The Terry Fox Statue, which stands on Wellington St. across from Parliament Hill.
Have you ever wondered what gave Terry Fox the idea to run across Canada? Or why Peacekeepers wear blue helmets and berets? If you have a smart phone, the answers are right at your fingertips. The National Capital Commission’s award-winning Decoding Art program gives a new dimension to national monuments and public art in Ottawa. Multimedia clips explain the history and significance behind some of the city’s most visited memorials. To access the clips, just download a QR code reader (offered free by many providers) and scan the QR codes from the Decoding Art signage near the monuments.
The Ontario banner by Alex Cameron. Photo credit: NCC.

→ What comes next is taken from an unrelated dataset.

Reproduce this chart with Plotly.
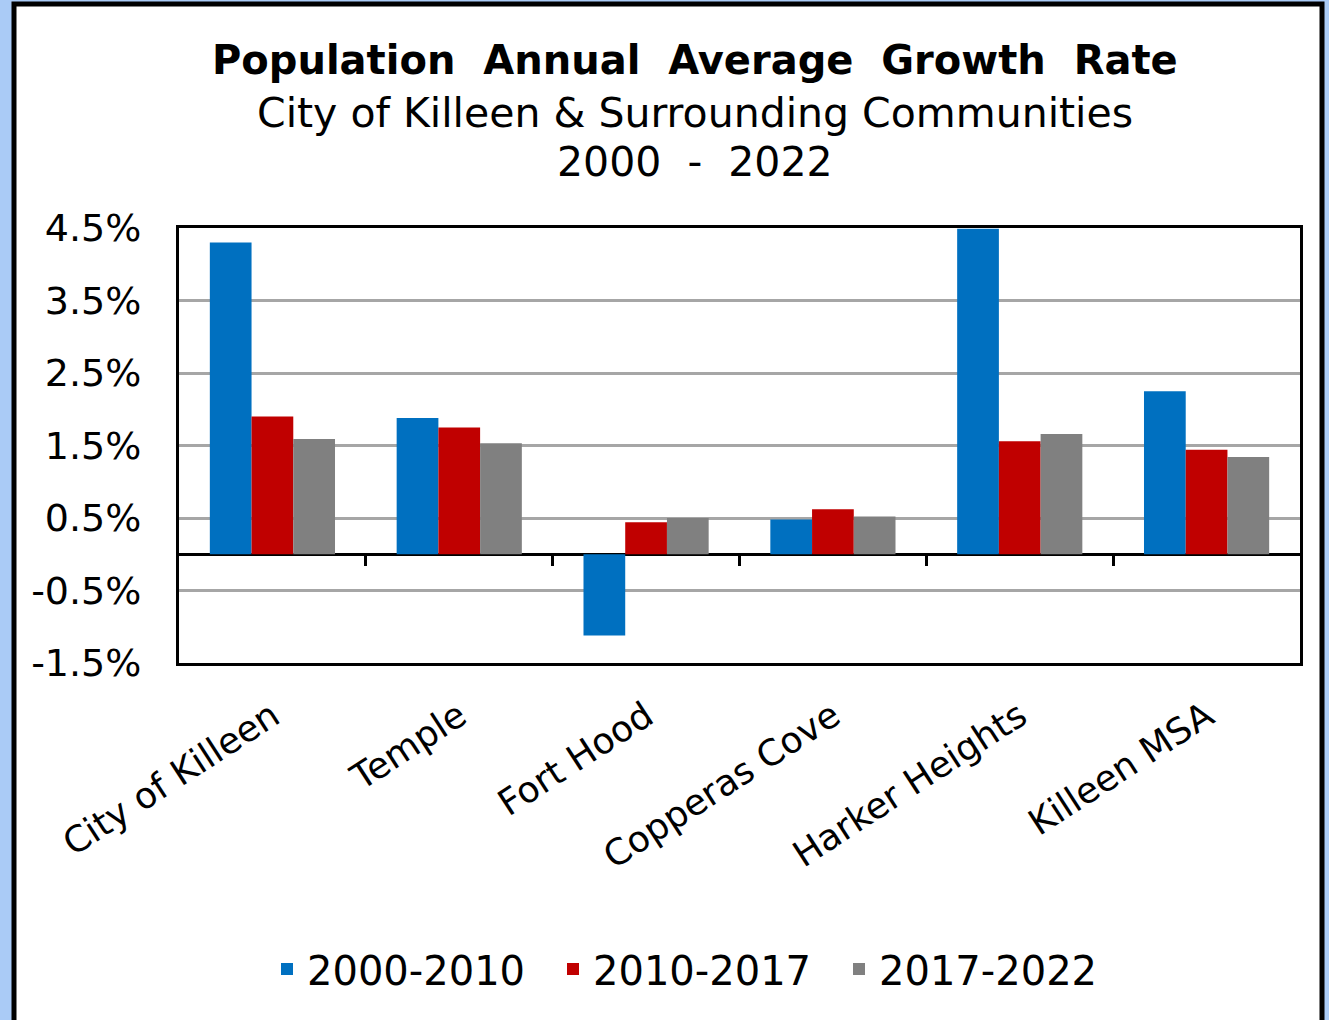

When walking or driving along Confederation Boulevard, look skyward to see some stunning art. Every summer, the National Capital Commission installs banners along this ceremonial route to pay tribute to the Canadian experience. This year’s banners feature the works of 13 Canadian artists who have captured the personality and beauty of this country’s landscapes, with each banner commemorating a province or territory. Images range from people on the beach in New Brunswick to the mountainous terrain of British Columbia and everything in between. Past banners along this stretch of road have showcased flowers, flags, symbolic landmarks, and architecture unique to each province or territory, while commemorative banners have recognized important anniversaries and milestones in Canada’s history. Most recently, the banners honoured the 400th anniversary of Québec City (2008), as well as the 2010 Vancouver Olympic and Paralympic Winter Games (2009), and the Canadian Navy Centennial (2010). The current banner series will be on view until mid-October, so make sure to keep an eye out for these colourful works of art that tap into what it means to be a Canuck.